Change was necessary, but I'm not certain that the communications were handled properly. It seems like the big changes came down as edicts; workers had no chance to respond or make suggestions or propose solutions. This is typical CFO behavior. CFOs want to fix the problem as quickly as possible because the company is bleeding money. But we always say there is not a single unionized company that didn't ask for it because the election of a union means workers feel as though they are being ignored and need a voice.
Hawaii Employers Council
I don't think Woerner had any other options. Snokist was bleeding red ink and the growers were not in a position to hang on forever. Cutting benefits and outsourcing jobs were the right things to do to cut costs--especially when your competition for agricultural goods is China. True, bringing in a labor attorney may have sent things in a more confrontational direction, but it also may have quickly demonstrated how far apart the parties already were. I think Woerner handled this about as well as anyone could have been expected to.
Fisher & Phillips
It would have been smarter to not let the negotiations reach the harvest season.
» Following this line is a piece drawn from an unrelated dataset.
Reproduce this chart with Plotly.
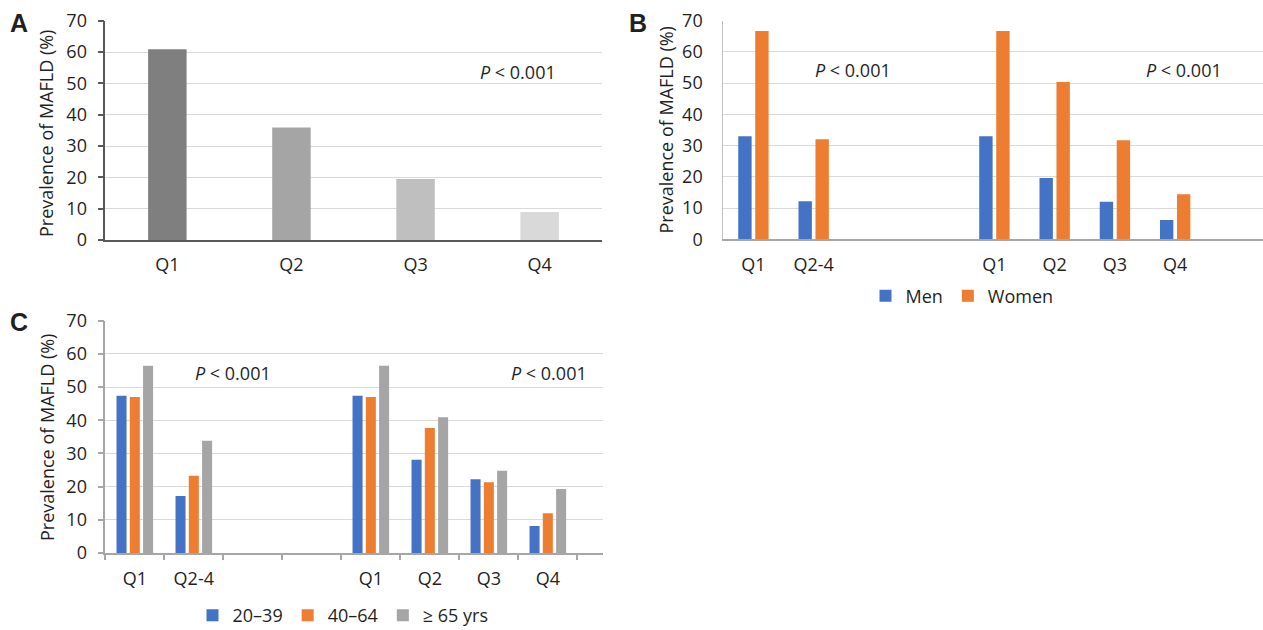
import plotly.graph_objects as go

# ---------------- data ----------------
A_LABELS = ["Q1", "Q2", "Q3", "Q4"]
A_VALUES = [60.9, 35.9, 19.5, 8.9]

B_LABELS = ["Q1", "Q2-4", "", "", "Q1", "Q2", "Q3", "Q4", ""]
B_MEN = [33.0, 12.2, None, None, 33.0, 19.6, 12.0, 6.2, None]
B_WOMEN = [66.7, 32.0, None, None, 66.7, 50.4, 31.7, 14.4, None]
B_SERIES = ["Men", "Women"]

C_LABELS = ["Q1", "Q2-4", "", "", "Q1", "Q2", "Q3", "Q4"]
C_20_39 = [47.4, 17.2, None, None, 47.4, 28.1, 22.2, 8.1]
C_40_64 = [47.0, 23.3, None, None, 47.0, 37.7, 21.3, 12.0]
C_65 = [56.4, 33.8, None, None, 56.4, 40.9, 24.8, 19.3]
C_SERIES = ["20\u201339", "40\u201364", "\u2265 65 yrs"]

Y_TICKS = [0, 10, 20, 30, 40, 50, 60, 70]
Y_TITLE = "Prevalence of MAFLD (%)"
P_TEXT = "<i>P</i> &lt; 0.001"

# ---------------- styles ----------------
A_COLORS = ["#7F7F7F", "#A5A5A5", "#BFBFBF", "#D9D9D9"]
BLUE, ORANGE, GREY = "#4472C4", "#ED7D31", "#A5A5A5"
FONT = "Open Sans"
FS = 18
TXT = "#1F1F1F"
GRID = "#D9D9D9"

W, H = 1263, 630


def px(x):
    return x / W


def py(y):
    return 1 - y / H


B_KEYS = [f"b{i}" for i in range(len(B_LABELS))]
C_KEYS = [f"c{i}" for i in range(len(C_LABELS))]

fig = go.Figure()

# Panel A
fig.add_trace(go.Bar(x=A_LABELS, y=A_VALUES, width=0.31,
                     marker=dict(color=A_COLORS, line=dict(width=0)),
                     showlegend=False, xaxis="x", yaxis="y"))

# Panel B
for name, vals, col, off in [(B_SERIES[0], B_MEN, BLUE, -0.252),
                             (B_SERIES[1], B_WOMEN, ORANGE, 0.030)]:
    fig.add_trace(go.Bar(x=B_KEYS, y=vals, name=name, width=0.222, offset=off,
                         marker=dict(color=col, line=dict(width=0)),
                         xaxis="x2", yaxis="y2", legend="legend"))

# Panel C
for name, vals, col, off in [(C_SERIES[0], C_20_39, BLUE, -0.310),
                             (C_SERIES[1], C_40_64, ORANGE, -0.085),
                             (C_SERIES[2], C_65, GREY, 0.140)]:
    fig.add_trace(go.Bar(x=C_KEYS, y=vals, name=name, width=0.17, offset=off,
                         marker=dict(color=col, line=dict(width=0)),
                         xaxis="x3", yaxis="y3", legend="legend2"))

tickfont = dict(family=FONT, size=FS, color=TXT)

common_y = dict(range=[0, 70], tickvals=Y_TICKS, showgrid=True, gridcolor=GRID,
                gridwidth=1, zeroline=False, showline=True, tickfont=tickfont,
                fixedrange=True, automargin=False)

fig.update_layout(
    width=W, height=H, autosize=False,
    margin=dict(l=0, r=0, t=0, b=0, autoexpand=False),
    paper_bgcolor="white", plot_bgcolor="white",
    barmode="overlay",
    font=dict(family=FONT, size=FS, color=TXT),
    # A
    xaxis=dict(domain=[px(105.3), px(601.7)], range=[-0.5, 3.5], type="category",
               showline=True, linecolor="#595959", linewidth=1.5, ticks="",
               tickfont=tickfont, ticklabelstandoff=8, anchor="y",
               automargin=False, fixedrange=True),
    yaxis=dict(domain=[py(240), py(20.7)], linecolor="#595959", linewidth=1.5,
               ticks="outside", ticklen=6, tickcolor="#595959", tickwidth=1.5,
               ticklabelstandoff=7, anchor="x", **common_y),
    # B
    xaxis2=dict(domain=[px(723.3), 1.0], range=[-0.5, 8.458], type="category",
                tickvals=B_KEYS, ticktext=B_LABELS,
                showline=True, linecolor="#A6A6A6", linewidth=2, ticks="",
                tickfont=tickfont, ticklabelstandoff=8, anchor="y2",
                automargin=False, fixedrange=True),
    yaxis2=dict(domain=[py(239.3), py(20.7)], linecolor="#BFBFBF", linewidth=1,
                ticks="", ticklabelstandoff=16, anchor="x2", **common_y),
    # C
    xaxis3=dict(domain=[px(105.3), px(603.3)], range=[-0.5, 7.94], type="category",
                tickvals=C_KEYS, ticktext=C_LABELS, tickson="boundaries",
                showline=True, linecolor="#A6A6A6", linewidth=2,
                ticks="outside", ticklen=5, tickcolor="#A6A6A6", tickwidth=1.5,
                tickfont=tickfont, ticklabelstandoff=8, anchor="y3",
                automargin=False, fixedrange=True),
    yaxis3=dict(domain=[py(553), py(320.7)], linecolor="#A6A6A6", linewidth=1.5,
                ticks="outside", ticklen=6, tickcolor="#A6A6A6", tickwidth=1.5,
                ticklabelstandoff=7, anchor="x3", **common_y),
    legend=dict(orientation="h", x=px(962), y=py(296), xanchor="center",
                yanchor="middle", font=dict(family=FONT, size=FS, color=TXT),
                bgcolor="rgba(0,0,0,0)", itemwidth=30),
    legend2=dict(orientation="h", x=px(343), y=py(597), xanchor="center",
                 yanchor="top", font=dict(family=FONT, size=FS, color=TXT),
                 bgcolor="rgba(0,0,0,0)", itemwidth=30),
)

ann = []
# panel letters
for letter, xx, yy in [("A", 18.5, 23.5), ("B", 638, 23.5), ("C", 19, 322)]:
    ann.append(dict(text=f"<b>{letter}</b>", x=px(xx), y=py(yy), xref="paper",
                    yref="paper", showarrow=False, xanchor="center", yanchor="middle",
                    font=dict(family="Liberation Sans", size=25, color="#231F20")))
# y titles
for xx, yy in [(46, 134), (665, 130.5), (47, 437)]:
    ann.append(dict(text=Y_TITLE, x=px(xx), y=py(yy), xref="paper", yref="paper",
                    showarrow=False, textangle=-90, xanchor="center", yanchor="middle",
                    font=dict(family=FONT, size=FS, color=TXT)))
# P values
for xx, yy in [(518, 71.7), (853, 70), (1184, 70), (232.7, 373.3), (548.5, 373.3)]:
    ann.append(dict(text=P_TEXT, x=px(xx), y=py(yy), xref="paper", yref="paper",
                    showarrow=False, xanchor="center", yanchor="middle",
                    font=dict(family=FONT, size=FS, color=TXT)))
fig.update_layout(annotations=ann)

fig.write_html("out.html", config={"displayModeBar": False},
               post_script="document.body.style.margin='0';")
Our company was in a similar position with the farm workers union in 2002. We announced that failure to accept the contract would result in a lockout. The lockout started three months before harvesting, giving us the ability to prepare our managers and train temporary employees. Also, our philosophy is to manage our own negotiations and not have outside attorneys get involved. That creates an even more adversarial environment.